Sunday, May 21, 2006

Reflecting in Indi

Just finished presenting/consulting teachers at an institute in Indianapolis.  I love working with teachers.  I always count on the first day being one during which teachers vent their frustrations and shoot a couple of arrows at me – the messenger.  But I don’t take it personally and I try to create a calm and safe presence in the room by modeling it myself.  I need to be anchored during those times; otherwise, I will take their comments personally and begin to become anxious, irritated, and frustrated myself.

I decided early on in my teaching tenure that I would refuse to treat others in an undignified manner, even if that is what they demonstrated and possibly expected in return.  I believe that paying back someone’s negativity with negativity is a way of degrading their humanity, and it says something about me.  All humans have dignity, even if they don’t believe it.  I think that the Christian symbol of the cross is all about God demonstrating His belief in their dignity, even when they did everything they could to prove otherwise.  I want to mirror that perspective to others.

After a first day of really tough teacher attitudes, at least 5 of my participants came up to apologize for themselves and their peers, and to thank me for my patience.  This was the worst possible time of the year for us to come to them.  They are only a week away from major tests, 40% of the teachers in their district were just informed that they may not be coming back (including some of those attending), and they have come to see professional development as just another way their district chastises them for not doing their job.  As a whole, they were demoralized.  They love teaching, they love people, but many of them have lost sight of those things because of exhaustion, disillusionment, and unfulfilled expectations.  On that first day, they just needed a space to be real, to be honest about how they were feeling, to vent without being chastised.

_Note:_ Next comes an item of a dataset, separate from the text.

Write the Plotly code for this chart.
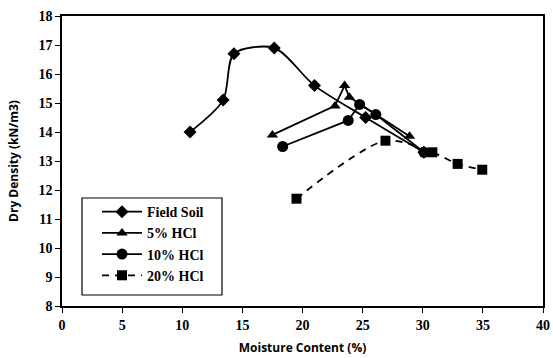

And after that, many of them found an inner guide directing them to find solutions, to make the best of the situation, and to do what they could to make things better.  For those who were less in tune with that inner guide, others in the group voiced such guidance.  

By the second day, participants were able to move on and what appeared to be a tough situation turned into my favorite group of participants.  I really miss seeing them today as I sit reflecting in a Starbucks outside of my Indianapolis hotel.  We went through some rough waters together and by the end of our three days we had grown close to each other.  
I left absolutely energized!

I also became more aware of my passions.  I love working with teachers, encouraging them through hard times, and celebrating with them when they come through the tunnel.  Teaching high school and middle school students was exhilarating, but I can see that one of my niches is working with adults.  I absolutely love the challenges adults bring to the table and I love walking beside them as they struggle to find a positive resolution.  Teaching and guiding is what I was created to do.  I am people-powered as much as I am solar-powered.  Put me with people and I am in the right place.  Add the sun and I’m in the perfect place!!  My heaven is going to be SO full of people and sunshine.  Not that I can’t be alone or that I don’t like being alone.  However, I realize that alone time is something I need as it relates to recharging for people time.  On the other hand, people time recharges me for alone time.  

One of the highlights of the institute was a 62 year-old teacher named Jim.  Jim came up to me after the first day and said, “Dave, I’ll be honest with you. I’ve never been a workshop guy.  In fact, I’ve never enjoyed a workshop in all of my years of teaching.  But I have thoroughly enjoyed this workshop.  I will never forget your presence with this group.  I won’t remember the name of the Embedded Whatever It Is but I will remember the essence of what you modeled for us.”  And then we talked about pedagogy our philosophy of education.  It was invigorating to see someone in their 30th+ year of teaching still absolutely excited about teaching.   On the third day, he reiterated his first-day thoughts and said something I will never forget: “Dave, I’ve got to admit that I have allowed myself to get beaten down. I’ve moved my students out of groups and put them in straight rows. I have removed many of the relational elements from my classroom in order to try to control the classroom. I have lowered my expectations and become somewhat disillusioned. But the past three days have been an awakening and I feel truly inspired to go back into the classroom.  Thank you!”  Talk about humbling.  I’m 28 and perhaps know 1% of what Jim knows.  He has been a coach a master teacher and an inspiration to others throughout his career.  I count it a privilege just to have gotten the chance to meet him and his colleagues.

Along those lines, I expected great things of my participants.  And they showed greatness.  They showed parts of themselves that have been dormant or suppressed. They came up to me afterwards and expressed thanks for giving them space to vent their frustrations and encouragement to move through those frustrations.  They left with an increased sense of dignity and encouraged my own. Truly, it was a spiritual experience for me.  I love what I get to do with this life!  Give me people or I will shrivel.